- _AIM OF THE EXERCISE_
Print, word for word, every line from the beginning of the listing up to and including the line with "(0,0) rectangle (983,577);". Pictures are to be excluded.

- _RECORDED DATA_

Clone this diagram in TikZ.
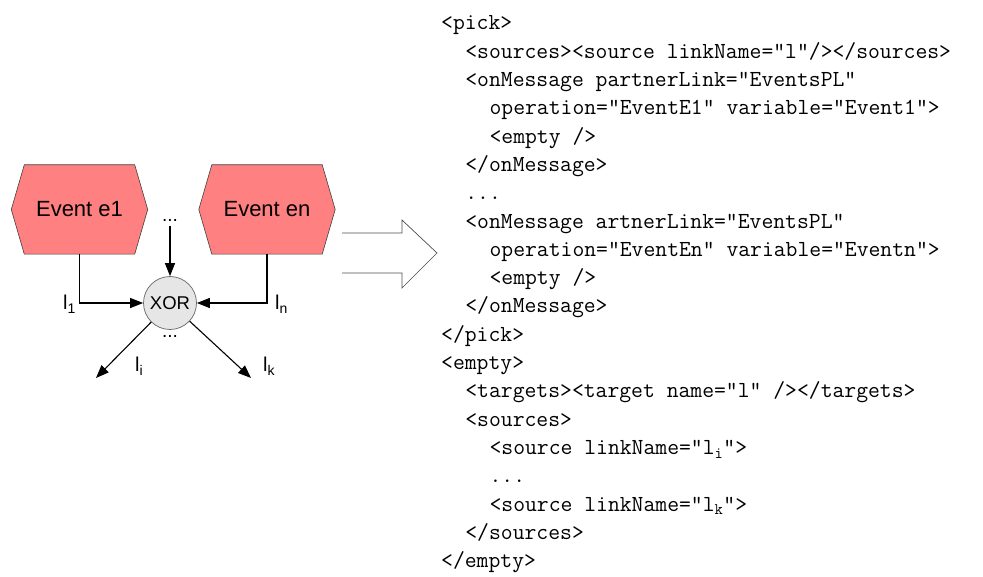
\documentclass[tikz,border=0pt]{standalone}
\usepackage{fontspec}
\newfontfamily\arialf{Liberation Sans}
\usetikzlibrary{arrows.meta,backgrounds,calc}
\definecolor{hexfill}{HTML}{FF8080}
\definecolor{xorfill}{HTML}{E6E6E6}
\begin{document}
\begin{tikzpicture}[x=1pt,y=-1pt,
  hexbox/.style={draw=none,minimum width=110pt,minimum height=89pt,inner sep=0pt,font=\arialf\fontsize{22}{24}\selectfont},
  hexline/.style={draw=black!75,line width=0.6pt,fill=hexfill},
  xorbox/.style={circle,draw=black!60,line width=0.7pt,fill=xorfill,minimum size=53pt,inner sep=0pt,font=\arialf\fontsize{18.5}{20}\selectfont},
  conn/.style={line width=1.1pt,-{Triangle[length=13pt,width=10pt]}},
  lbl/.style={font=\arialf\fontsize{20}{22}\selectfont,inner sep=0pt,anchor=base west},
  dotsnode/.style={font=\arialf\fontsize{19}{20}\selectfont,inner sep=0pt},
  codeline/.style={font=\fontsize{23}{28}\ttfamily,inner sep=0pt,anchor=base west},
  bigarrow/.style={draw=black!70,line width=0.7pt}
]
\useasboundingbox (0,0) rectangle (983,577);

% event nodes
\node[hexbox] (e1) at (79.5,209.5) {Event e1};
\node[hexbox] (en) at (267,209.5) {Event en};
\begin{scope}[on background layer]
\foreach \n in {e1,en}{
  \draw[hexline] ([xshift=-13pt]\n.west) -- (\n.north west) -- (\n.north east)
     -- ([xshift=13pt]\n.east) -- (\n.south east) -- (\n.south west) -- cycle;
}
\end{scope}

\node[xorbox] (xor) at (170,303) {XOR};
\node[dotsnode] (dtop) at (170,220) {...};
\node[dotsnode] (dbot) at (170,336) {...};
\coordinate (oi) at (96,378);
\coordinate (ok) at (251,378);

\draw[conn] (e1) |- (xor);
\draw[conn] (en) |- (xor);
\draw[conn] (dtop.south) ++(0,5) -- (xor.north);
\draw[conn] (xor) -- (oi);
\draw[conn] (xor) -- (ok);

\node[lbl] (l1) at (63,310) {l\textsubscript{1}};
\node[lbl] (ln) at (275,310) {l\textsubscript{n}};
\node[lbl] (li) at (135,372) {l\textsubscript{i}};
\node[lbl] (lk) at (263,372) {l\textsubscript{k}};

% big transformation arrow
\draw[bigarrow] (342,233) -- (402,233) -- (402,220) -- (437,253) -- (402,288) -- (402,273) -- (342,273);

% code
\def\ind{24.2}
\def\lsp{28.3}
\def\lzero{30}
\node[codeline] (c1)  at (441+0*\ind,\lzero+0*\lsp)  {<pick>};
\node[codeline] (c2)  at (441+1*\ind,\lzero+1*\lsp)  {<sources><source linkName="l"/></sources>};
\node[codeline] (c3)  at (441+1*\ind,\lzero+2*\lsp)  {<onMessage partnerLink="EventsPL"};
\node[codeline] (c4)  at (441+2*\ind,\lzero+3*\lsp)  {operation="EventE1" variable="Event1">};
\node[codeline] (c5)  at (441+2*\ind,\lzero+4*\lsp)  {<empty />};
\node[codeline] (c6)  at (441+1*\ind,\lzero+5*\lsp)  {</onMessage>};
\node[codeline] (c7)  at (441+1*\ind,\lzero+6*\lsp)  {...};
\node[codeline] (c8)  at (441+1*\ind,\lzero+7*\lsp)  {<onMessage artnerLink="EventsPL"};
\node[codeline] (c9)  at (441+2*\ind,\lzero+8*\lsp)  {operation="EventEn" variable="Eventn">};
\node[codeline] (c10) at (441+2*\ind,\lzero+9*\lsp)  {<empty />};
\node[codeline] (c11) at (441+1*\ind,\lzero+10*\lsp) {</onMessage>};
\node[codeline] (c12) at (441+0*\ind,\lzero+11*\lsp) {</pick>};
\node[codeline] (c13) at (441+0*\ind,\lzero+12*\lsp) {<empty>};
\node[codeline] (c14) at (441+1*\ind,\lzero+13*\lsp) {<targets><target name="l" /></targets>};
\node[codeline] (c15) at (441+1*\ind,\lzero+14*\lsp) {<sources>};
\node[codeline] (c16) at (441+2*\ind,\lzero+15*\lsp) {<source linkName="l$_{\mathtt{i}}$">};
\node[codeline] (c17) at (441+2*\ind,\lzero+16*\lsp) {...};
\node[codeline] (c18) at (441+2*\ind,\lzero+17*\lsp) {<source linkName="l$_{\mathtt{k}}$">};
\node[codeline] (c19) at (441+1*\ind,\lzero+18*\lsp) {</sources>};
\node[codeline] (c20) at (441+0*\ind,\lzero+19*\lsp) {</empty>};
\end{tikzpicture}
\end{document}
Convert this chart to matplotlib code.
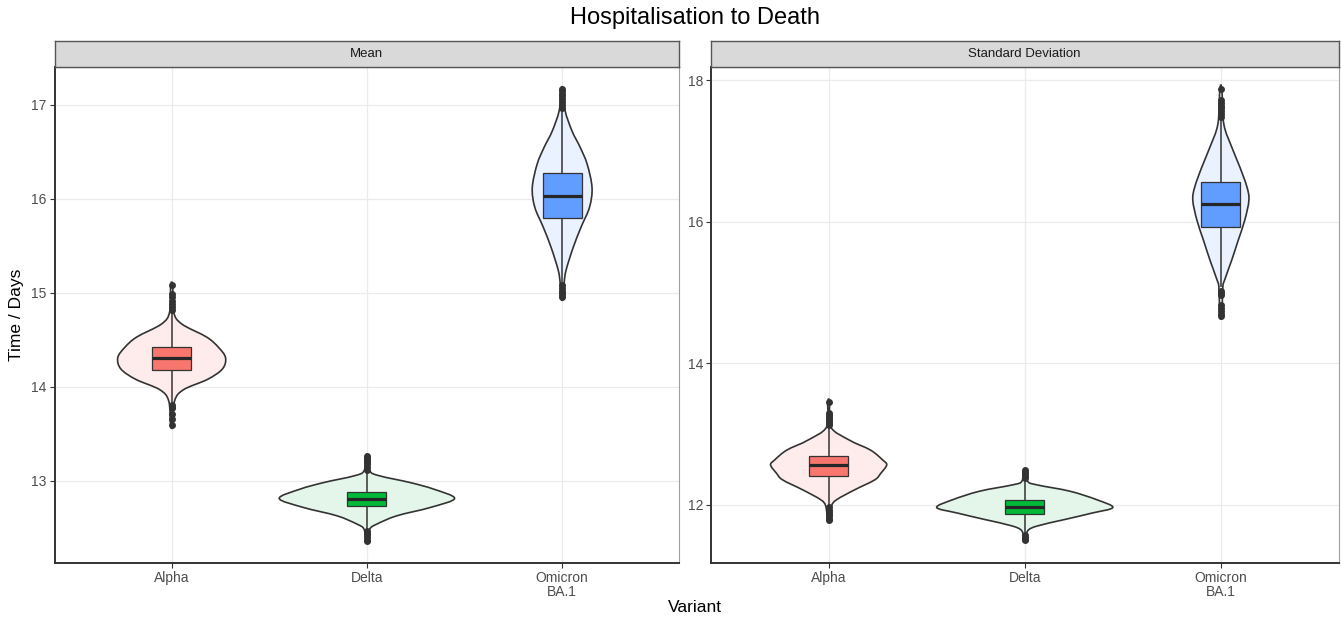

- _SOLUTION_
Clone this diagram in TikZ.
\documentclass[tikz,border=0pt]{standalone}
\usepackage{fontspec}
\newfontfamily\arialf{Liberation Sans}
\usetikzlibrary{arrows.meta,backgrounds,calc}
\definecolor{hexfill}{HTML}{FF8080}
\definecolor{xorfill}{HTML}{E6E6E6}
\begin{document}
\begin{tikzpicture}[x=1pt,y=-1pt,
  hexbox/.style={draw=none,minimum width=110pt,minimum height=89pt,inner sep=0pt,font=\arialf\fontsize{22}{24}\selectfont},
  hexline/.style={draw=black!75,line width=0.6pt,fill=hexfill},
  xorbox/.style={circle,draw=black!60,line width=0.7pt,fill=xorfill,minimum size=53pt,inner sep=0pt,font=\arialf\fontsize{18.5}{20}\selectfont},
  conn/.style={line width=1.1pt,-{Triangle[length=13pt,width=10pt]}},
  lbl/.style={font=\arialf\fontsize{20}{22}\selectfont,inner sep=0pt,anchor=base west},
  dotsnode/.style={font=\arialf\fontsize{19}{20}\selectfont,inner sep=0pt},
  codeline/.style={font=\fontsize{23}{28}\ttfamily,inner sep=0pt,anchor=base west},
  bigarrow/.style={draw=black!70,line width=0.7pt}
]
\useasboundingbox (0,0) rectangle (983,577);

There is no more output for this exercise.